B Trees

B-trees are the most common way of index implementation in almost all relational database systems.

B-trees use fixed size pages of around 4 KB (may vary though) to write the data. Each page has a unique identifier which allows to refer from one page to another page. This gives a tree-like structure like in the following figure:

(Source: Martin Kleppman’s Designing Data Intensive Applications: https://dataintensive.net/)

At the top of the tree there’s a root page. When a key of the index should be looked up, the process starts here.Each key of the root page contains references to child pages, which in turn refer to other pages or hold the final values. If the latter is the case the pages are called leaf pages. Following the references, starting at the root page will eventually lead to a leaf page.

Updating an existing value in a B-tree is quite simple as you simply have to to follow the references for the key that should be updated until it is found in a leaf page. The value for that particular key is changed and written again.

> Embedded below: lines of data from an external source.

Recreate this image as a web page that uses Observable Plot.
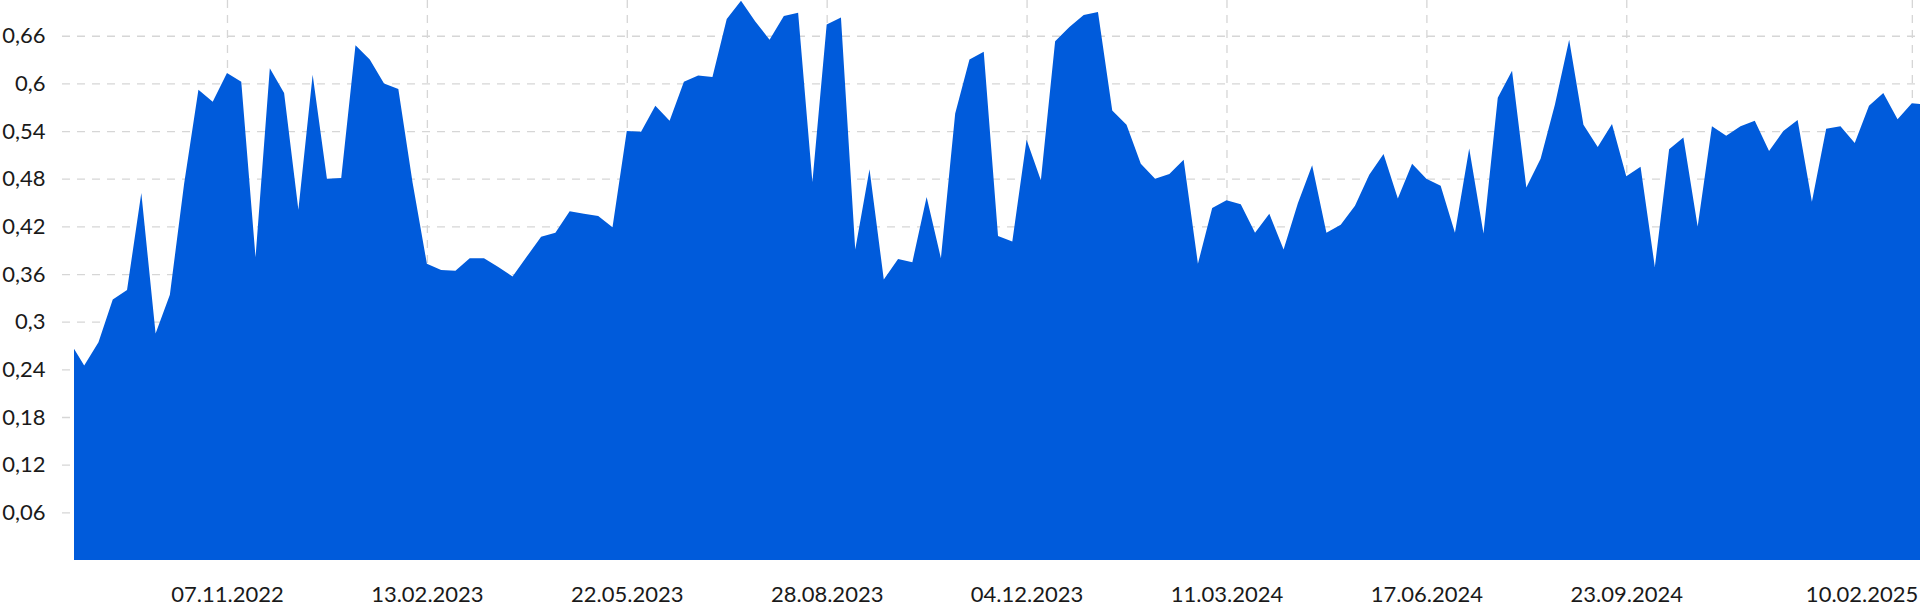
<!DOCTYPE html>
<html>
<head>
<meta charset="utf-8">
<script src="https://cdn.jsdelivr.net/npm/d3@7"></script>
<script src="https://cdn.jsdelivr.net/npm/@observablehq/plot@0.6"></script>
<style>
  html, body { margin: 0; padding: 0; background: #fff; }
  #chart svg { display: block; }
</style>
</head>
<body>
<div id="chart"></div>
<script>
// First observation, then weekly (Mondays), then final observation
const startDate = "2022-08-24";
const firstMonday = "2022-08-29";
const weeklyCount = 129;
const endDate = "2025-02-14";

const values = [
  0.266,
  0.245, 0.274, 0.328, 0.340, 0.462, 0.285, 0.334, 0.474, 0.592, 0.577,
  0.613, 0.602, 0.381, 0.619, 0.588, 0.441, 0.611, 0.480, 0.481, 0.648,
  0.630, 0.600, 0.593, 0.475, 0.373, 0.365, 0.364, 0.380, 0.380, 0.369,
  0.357, 0.382, 0.407, 0.412, 0.439, 0.436, 0.433, 0.419, 0.540, 0.539,
  0.572, 0.553, 0.602, 0.610, 0.608, 0.681, 0.704, 0.678, 0.655, 0.685,
  0.689, 0.476, 0.674, 0.683, 0.391, 0.492, 0.353, 0.379, 0.375, 0.457,
  0.380, 0.562, 0.630, 0.640, 0.408, 0.401, 0.529, 0.478, 0.653, 0.671,
  0.686, 0.690, 0.566, 0.548, 0.499, 0.480, 0.486, 0.504, 0.373, 0.443,
  0.453, 0.448, 0.412, 0.436, 0.391, 0.449, 0.497, 0.412, 0.422, 0.446,
  0.485, 0.511, 0.455, 0.499, 0.480, 0.471, 0.412, 0.518, 0.411, 0.582,
  0.616, 0.469, 0.505, 0.573, 0.655, 0.548, 0.520, 0.549, 0.483, 0.495,
  0.369, 0.517, 0.532, 0.420, 0.546, 0.534, 0.546, 0.553, 0.515, 0.540,
  0.554, 0.451, 0.543, 0.546, 0.525, 0.572, 0.588, 0.555, 0.575,
  0.574
];

const tickDates = ["2022-11-07","2023-02-13","2023-05-22","2023-08-28","2023-12-04","2024-03-11","2024-06-17","2024-09-23"];
const lastTickDate = "2025-02-10";
const yTicks = [0.06, 0.12, 0.18, 0.24, 0.3, 0.36, 0.42, 0.48, 0.54, 0.6, 0.66];

const parse = d3.utcParse("%Y-%m-%d");
const mondays = d3.range(weeklyCount).map(i => d3.utcWeek.offset(parse(firstMonday), i));
const dates = [parse(startDate), ...mondays, parse(endDate)];
const data = dates.map((d, i) => ({date: d, value: values[i]}));

const ticks = tickDates.map(parse);
const lastTick = parse(lastTickDate);
const allTicks = [...ticks, lastTick];
const fmtDate = d3.utcFormat("%d.%m.%Y");
const fmtNum = v => String(+v.toFixed(2)).replace(".", ",");

const fontFamily = "Lato, 'Open Sans', sans-serif";
const fs = 22;
const gridColor = "#d6d6d6";
const dash = "8,7";

const chart = Plot.plot({
  width: 1920,
  height: 614,
  marginLeft: 74,
  marginRight: 0,
  marginTop: 0,
  marginBottom: 54,
  style: {fontFamily, fontSize: fs + "px", color: "#1a1a1a", background: "#fff"},
  x: {type: "utc", domain: [parse(startDate), parse(endDate)]},
  y: {domain: [0, 0.705]},
  marks: [
    Plot.ruleY(yTicks, {y: d => d, stroke: gridColor, strokeWidth: 1.3, strokeDasharray: dash, insetLeft: -12}),
    Plot.ruleX(allTicks, {x: d => d, stroke: gridColor, strokeWidth: 1.3, strokeDasharray: dash}),
    Plot.areaY(data, {x: "date", y: "value", fill: "#005bdb", curve: "linear"}),
    Plot.axisY({ticks: yTicks, tickFormat: fmtNum, tickSize: 0, tickPadding: 29, fontSize: fs, fill: "#1a1a1a", label: null}),
    Plot.axisX({ticks: ticks, tickFormat: fmtDate, tickSize: 0, tickPadding: 26, fontSize: fs, fill: "#1a1a1a", label: null}),
    Plot.axisX({ticks: [lastTick], tickFormat: fmtDate, tickSize: 0, tickPadding: 26, fontSize: fs, fill: "#1a1a1a", textAnchor: "end", dx: 6, label: null})
  ]
});
document.getElementById("chart").appendChild(chart);
</script>
</body>
</html>
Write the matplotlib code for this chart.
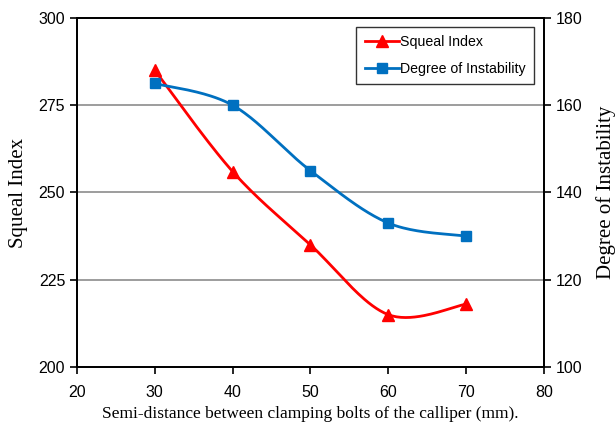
import numpy as np
import matplotlib
matplotlib.use("Agg")
import matplotlib.pyplot as plt
from matplotlib.lines import Line2D

# ---- data ----
x_vals = [30, 40, 50, 60, 70]
squeal_index = [285, 256, 235, 215, 218]
degree_instability = [165, 160, 145, 133, 130]
x_ticks = [20, 30, 40, 50, 60, 70, 80]
left_ticks = [200, 225, 250, 275, 300]
right_ticks = [100, 120, 140, 160, 180]

RED = "#FF0000"
BLUE = "#0070C0"
SANS = ["Liberation Sans", "DejaVu Sans"]
SERIF = ["Liberation Serif", "DejaVu Serif"]


def smooth(xs, ys, n=40):
    """Catmull-Rom (Excel-like) smoothing for drawing the line through the points."""
    P = np.column_stack([xs, ys]).astype(float)
    pts = []
    for i in range(len(P) - 1):
        p0 = P[i - 1] if i > 0 else P[i]
        p1 = P[i]
        p2 = P[i + 1]
        p3 = P[i + 2] if i + 2 < len(P) else P[i + 1]
        c1 = p1 + (p2 - p0) / 6.0
        c2 = p2 - (p3 - p1) / 6.0
        t = np.linspace(0, 1, n)[:, None]
        seg = ((1 - t) ** 3) * p1 + 3 * ((1 - t) ** 2) * t * c1 + 3 * (1 - t) * t ** 2 * c2 + t ** 3 * p2
        pts.append(seg if i == 0 else seg[1:])
    S = np.vstack(pts)
    return S[:, 0], S[:, 1]


fig = plt.figure(figsize=(6.16, 4.44), dpi=100)
ax = fig.add_axes([0.125, 0.1734, 0.758, 0.7861])
ax2 = ax.twinx()

ax.set_xlim(20, 80)
ax.set_ylim(200, 300)
ax2.set_ylim(100, 180)
ax.set_xticks(x_ticks)
ax.set_yticks(left_ticks)
ax2.set_yticks(right_ticks)

for v in left_ticks[1:-1]:
    ax.axhline(v, color="#8c8c8c", lw=1.2, zorder=0)

sx, sy = smooth(x_vals, squeal_index)
ax.plot(sx, sy, color=RED, lw=2.0, zorder=3)
ax.plot(x_vals, squeal_index, ls="none", marker="^", ms=8, color=RED, zorder=4)

bx, by = smooth(x_vals, degree_instability)
ax2.plot(bx, by, color=BLUE, lw=2.0, zorder=3)
ax2.plot(x_vals, degree_instability, ls="none", marker="s", ms=6.5, color=BLUE, zorder=4)

for a in (ax, ax2):
    for s in a.spines.values():
        s.set_color("black")
        s.set_linewidth(1.3)
    a.tick_params(direction="out", length=5, width=1.2, colors="black", labelsize=11.5)
    for lbl in a.get_xticklabels() + a.get_yticklabels():
        lbl.set_fontfamily(SANS)
ax.tick_params(axis="x", pad=8)

ax.set_xlabel("Semi-distance between clamping bolts of the calliper (mm).",
              family=SERIF, fontsize=12.5, labelpad=4)
ax.set_ylabel("Squeal Index", family=SERIF, fontsize=15)
ax2.set_ylabel("Degree of Instability", family=SERIF, fontsize=15)
ax.yaxis.set_label_coords(-0.104, 0.5)
ax2.yaxis.set_label_coords(1.112, 0.5)

handles = [
    Line2D([], [], color=RED, lw=2.0, marker="^", ms=8),
    Line2D([], [], color=BLUE, lw=2.0, marker="s", ms=6.5),
]
leg = ax2.legend(handles, ["Squeal Index", "Degree of Instability"],
                 loc="upper right", bbox_to_anchor=(0.985, 0.983),
                 prop={"family": SANS, "size": 10.2},
                 frameon=True, fancybox=False, edgecolor="black",
                 handlelength=2.4, handletextpad=0.1, borderpad=0.6,
                 labelspacing=0.9, borderaxespad=0.2)
leg.get_frame().set_linewidth(1.0)

fig.savefig("out.png", dpi=100)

If a new key-value pair should be written, you’ll have to check whether the right leaf page has enough free space to hold the new data. If that’s the case, the data is simply written to the existing file. If not enough space is available, the page needs to be split into n equally sized parts. The parent page holding the reference must be updated accordingly.

A key feature of B-trees are that they are balanced, meaning pages have roughly the same size and all paths from the root to the leafs have the same lenght. The effect of this are predictable lookup times anf efficient traversals through the tree.

A drawback of B-trees are that write operations can be fairly complicated. Fist of all, if a page needs to be split, the parent leaf needs to be updated and re-written too. Second, some writes might be so huge that a single split might not suffice, rather splits of multiple pages are necessary. Thus, write operations can take some time to finish. If the database crashes while a write is happening the data might only partially be written.

To make a database more resilient to such cases, it’s common to add another data structure. This is called a write-ahead log and is written to disk. It is an append-only file and gets updated right before every write operation. If a database crashes while writing a B-tree, the write-ahead log can be used to redo the write operation once the database has recovered from the crash.